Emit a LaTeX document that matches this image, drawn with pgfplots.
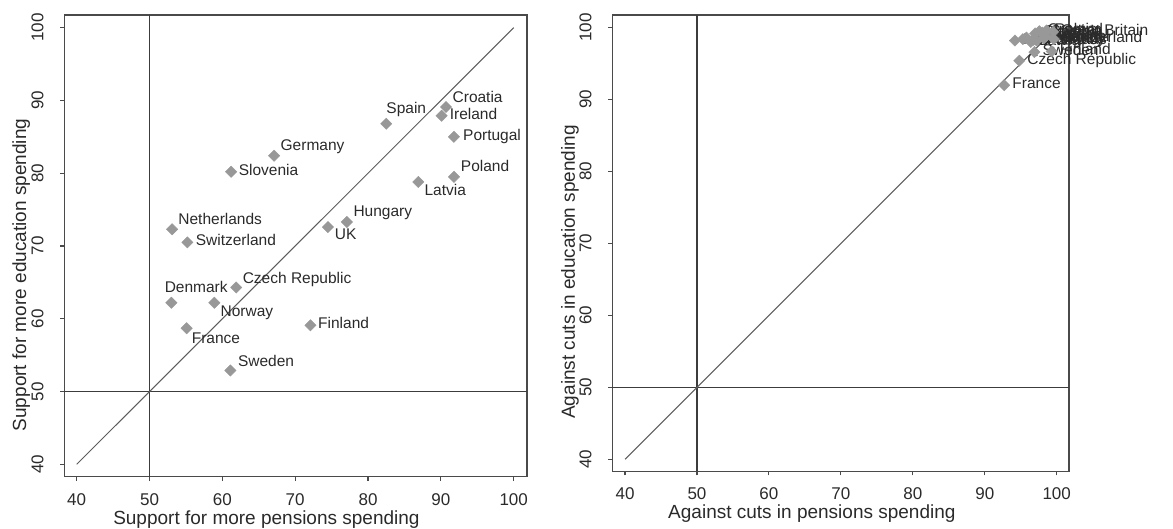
\documentclass[border=0pt]{standalone}
\usepackage{pgfplots}
\pgfplotsset{compat=1.18}
\usepackage{pgfplotstable}
\usepackage{fontspec}
\setmainfont{Liberation Sans}
\definecolor{axisgray}{HTML}{4A4A4A}
\definecolor{markgray}{HTML}{989898}
\definecolor{diaggray}{HTML}{5C5C5C}
\definecolor{refgray}{HTML}{3C3C3C}
\definecolor{txtgray}{HTML}{2A2A2A}

\pgfplotstableread[col sep=comma]{
x,y,dx,dy,name
90.7,89.1,6.5,7.8,Croatia
90.1,87.9,8,0,Ireland
82.5,86.8,0,13.8,Spain
91.8,85.0,9,0,Portugal
67.1,82.4,6.4,8.8,Germany
61.2,80.2,7.5,0,Slovenia
91.8,79.5,6.8,9,Poland
86.9,78.8,6.1,-10.1,Latvia
77.1,73.3,6.4,9.1,Hungary
74.5,72.6,6.8,-8.4,UK
53.1,72.3,6.1,8.1,Netherlands
55.2,70.5,8.2,0,Switzerland
61.9,64.3,6.4,7.7,Czech Republic
53.0,62.2,-6.8,13.4,Denmark
58.9,62.2,6.1,-10.1,Norway
55.1,58.7,5,-12.1,France
72.1,59.1,7.5,0,Finland
61.1,52.9,7.5,7.4,Sweden
}\leftdata

\pgfplotstableread[col sep=comma]{
x,y,dx,dy,name
92.7,92.0,8,0,France
94.8,95.4,8,0,Czech Republic
96.9,96.6,8,0,Sweden
99.3,96.7,8,0,Finland
94.2,98.2,8,0,Netherlands
95.3,98.4,8,0,Denmark
95.8,98.6,8,0,Norway
96.4,98.0,8,0,Latvia
96.8,98.3,8,0,Germany
97.2,98.2,8,0,Hungary
97.0,99.2,8,0,Slovenia
97.6,99.5,8,0,Croatia
98.0,99.3,8,0,Spain
98.2,98.5,8,0,Portugal
98.5,98.8,8,0,Ireland
98.6,99.6,8,0,Poland
99.6,98.4,8,0,Switzerland
99.5,99.4,8,0,Great Britain
}\rightdata

\pgfplotsset{
  stata/.style={
    scale only axis,
    clip=false,
    axis line style={axisgray, line width=1.4pt},
    tick style={axisgray, line width=1.1pt},
    tick align=outside,
    major tick length=4pt,
    xtick pos=left, ytick pos=left,
    xtick={40,50,60,70,80,90,100},
    ytick={40,50,60,70,80,90,100},
    /pgf/number format/assume math mode=true,
    ticklabel style={font=\fontsize{17}{17}\selectfont, text=txtgray},
    xticklabel style={anchor=north, inner sep=0pt},
    yticklabel style={rotate=90, anchor=south, inner sep=0pt},
    xticklabel shift=12.5pt,
    yticklabel shift=16.5pt,
    every axis x label/.style={at={(axis description cs:0.437,0)}, anchor=north, inner sep=0pt, yshift=-33.5pt, font=\fontsize{19}{19}\selectfont, text=txtgray},
    every axis y label/.style={at={(axis description cs:-0.1125,0.437)}, rotate=90, anchor=north, inner sep=0pt, font=\fontsize{19}{19}\selectfont, text=txtgray},
  },
  ctry/.style={
    only marks, mark=square*, mark size=4pt,
    mark options={rotate=45, fill=markgray, draw=markgray},
    nodes near coords, point meta=explicit symbolic,
    visualization depends on={\thisrow{dx}\as\mydx},
    visualization depends on={\thisrow{dy}\as\mydy},
    every node near coord/.append style={anchor=west, inner sep=0pt, text height=0.72em, text depth=0pt,
      font=\fontsize{15.5}{15.5}\selectfont, text=txtgray, xshift=\mydx*1pt, yshift=\mydy*1pt},
  },
}

\begin{document}
\begin{tikzpicture}
\useasboundingbox (-64.3pt,-51.3pt) rectangle (1108.7pt,476.7pt);
\begin{axis}[stata,
  at={(0pt,0pt)}, anchor=south west,
  width=462.5pt, height=461.7pt,
  xmin=38.3, xmax=101.8, ymin=38.3, ymax=101.74,
  xlabel={Support for more pensions spending},
  ylabel={Support for more education spending}]
\addplot[refgray, line width=1.4pt] coordinates {(50,38.3) (50,101.74)};
\addplot[refgray, line width=1.4pt] coordinates {(38.3,50) (101.8,50)};
\addplot[diaggray, line width=1pt] coordinates {(40,40) (100,100)};
\addplot[ctry] table[x=x, y=y, meta=name] {\leftdata};
\end{axis}
\begin{axis}[stata,
  at={(548pt,5.4pt)}, anchor=south west,
  width=456.7pt, height=456.3pt,
  xmin=38.23, xmax=101.71, ymin=38.33, ymax=101.75,
  xlabel={Against cuts in pensions spending},
  ylabel={Against cuts in education spending}]
\addplot[refgray, line width=1.4pt] coordinates {(50,38.33) (50,101.75)};
\addplot[refgray, line width=1.4pt] coordinates {(38.23,50) (101.71,50)};
\addplot[diaggray, line width=1pt] coordinates {(40,40) (100,100)};
\addplot[ctry] table[x=x, y=y, meta=name] {\rightdata};
\end{axis}
\end{tikzpicture}
\end{document}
========================================
▶ **Aim of the exercise**: Set down the material exactly, every line of it, except for the pictures.

▶ **Full solution**:
Emit a LaTeX document that matches this image, drawn with pgfplots.
\documentclass[border=0pt]{standalone}
\usepackage{pgfplots}
\pgfplotsset{compat=1.18}
\usepackage{pgfplotstable}
\usepackage{fontspec}
\setmainfont{Liberation Sans}
\definecolor{axisgray}{HTML}{4A4A4A}
\definecolor{markgray}{HTML}{989898}
\definecolor{diaggray}{HTML}{5C5C5C}
\definecolor{refgray}{HTML}{3C3C3C}
\definecolor{txtgray}{HTML}{2A2A2A}

\pgfplotstableread[col sep=comma]{
x,y,dx,dy,name
90.7,89.1,6.5,7.8,Croatia
90.1,87.9,8,0,Ireland
82.5,86.8,0,13.8,Spain
91.8,85.0,9,0,Portugal
67.1,82.4,6.4,8.8,Germany
61.2,80.2,7.5,0,Slovenia
91.8,79.5,6.8,9,Poland
86.9,78.8,6.1,-10.1,Latvia
77.1,73.3,6.4,9.1,Hungary
74.5,72.6,6.8,-8.4,UK
53.1,72.3,6.1,8.1,Netherlands
55.2,70.5,8.2,0,Switzerland
61.9,64.3,6.4,7.7,Czech Republic
53.0,62.2,-6.8,13.4,Denmark
58.9,62.2,6.1,-10.1,Norway
55.1,58.7,5,-12.1,France
72.1,59.1,7.5,0,Finland
61.1,52.9,7.5,7.4,Sweden
}\leftdata

\pgfplotstableread[col sep=comma]{
x,y,dx,dy,name
92.7,92.0,8,0,France
94.8,95.4,8,0,Czech Republic
96.9,96.6,8,0,Sweden
99.3,96.7,8,0,Finland
94.2,98.2,8,0,Netherlands
95.3,98.4,8,0,Denmark
95.8,98.6,8,0,Norway
96.4,98.0,8,0,Latvia
96.8,98.3,8,0,Germany
97.2,98.2,8,0,Hungary
97.0,99.2,8,0,Slovenia
97.6,99.5,8,0,Croatia
98.0,99.3,8,0,Spain
98.2,98.5,8,0,Portugal
98.5,98.8,8,0,Ireland
98.6,99.6,8,0,Poland
99.6,98.4,8,0,Switzerland
99.5,99.4,8,0,Great Britain
}\rightdata

\pgfplotsset{
  stata/.style={
    scale only axis,
    clip=false,
    axis line style={axisgray, line width=1.4pt},
    tick style={axisgray, line width=1.1pt},
    tick align=outside,
    major tick length=4pt,
    xtick pos=left, ytick pos=left,
    xtick={40,50,60,70,80,90,100},
    ytick={40,50,60,70,80,90,100},
    /pgf/number format/assume math mode=true,
    ticklabel style={font=\fontsize{17}{17}\selectfont, text=txtgray},
    xticklabel style={anchor=north, inner sep=0pt},
    yticklabel style={rotate=90, anchor=south, inner sep=0pt},
    xticklabel shift=12.5pt,
    yticklabel shift=16.5pt,
    every axis x label/.style={at={(axis description cs:0.437,0)}, anchor=north, inner sep=0pt, yshift=-33.5pt, font=\fontsize{19}{19}\selectfont, text=txtgray},
    every axis y label/.style={at={(axis description cs:-0.1125,0.437)}, rotate=90, anchor=north, inner sep=0pt, font=\fontsize{19}{19}\selectfont, text=txtgray},
  },
  ctry/.style={
    only marks, mark=square*, mark size=4pt,
    mark options={rotate=45, fill=markgray, draw=markgray},
    nodes near coords, point meta=explicit symbolic,
    visualization depends on={\thisrow{dx}\as\mydx},
    visualization depends on={\thisrow{dy}\as\mydy},
    every node near coord/.append style={anchor=west, inner sep=0pt, text height=0.72em, text depth=0pt,
      font=\fontsize{15.5}{15.5}\selectfont, text=txtgray, xshift=\mydx*1pt, yshift=\mydy*1pt},
  },
}

\begin{document}
\begin{tikzpicture}
\useasboundingbox (-64.3pt,-51.3pt) rectangle (1108.7pt,476.7pt);
\begin{axis}[stata,
  at={(0pt,0pt)}, anchor=south west,
  width=462.5pt, height=461.7pt,
  xmin=38.3, xmax=101.8, ymin=38.3, ymax=101.74,
  xlabel={Support for more pensions spending},
  ylabel={Support for more education spending}]
\addplot[refgray, line width=1.4pt] coordinates {(50,38.3) (50,101.74)};
\addplot[refgray, line width=1.4pt] coordinates {(38.3,50) (101.8,50)};
\addplot[diaggray, line width=1pt] coordinates {(40,40) (100,100)};
\addplot[ctry] table[x=x, y=y, meta=name] {\leftdata};
\end{axis}
\begin{axis}[stata,
  at={(548pt,5.4pt)}, anchor=south west,
  width=456.7pt, height=456.3pt,
  xmin=38.23, xmax=101.71, ymin=38.33, ymax=101.75,
  xlabel={Against cuts in pensions spending},
  ylabel={Against cuts in education spending}]
\addplot[refgray, line width=1.4pt] coordinates {(50,38.33) (50,101.75)};
\addplot[refgray, line width=1.4pt] coordinates {(38.23,50) (101.71,50)};
\addplot[diaggray, line width=1pt] coordinates {(40,40) (100,100)};
\addplot[ctry] table[x=x, y=y, meta=name] {\rightdata};
\end{axis}
\end{tikzpicture}
\end{document}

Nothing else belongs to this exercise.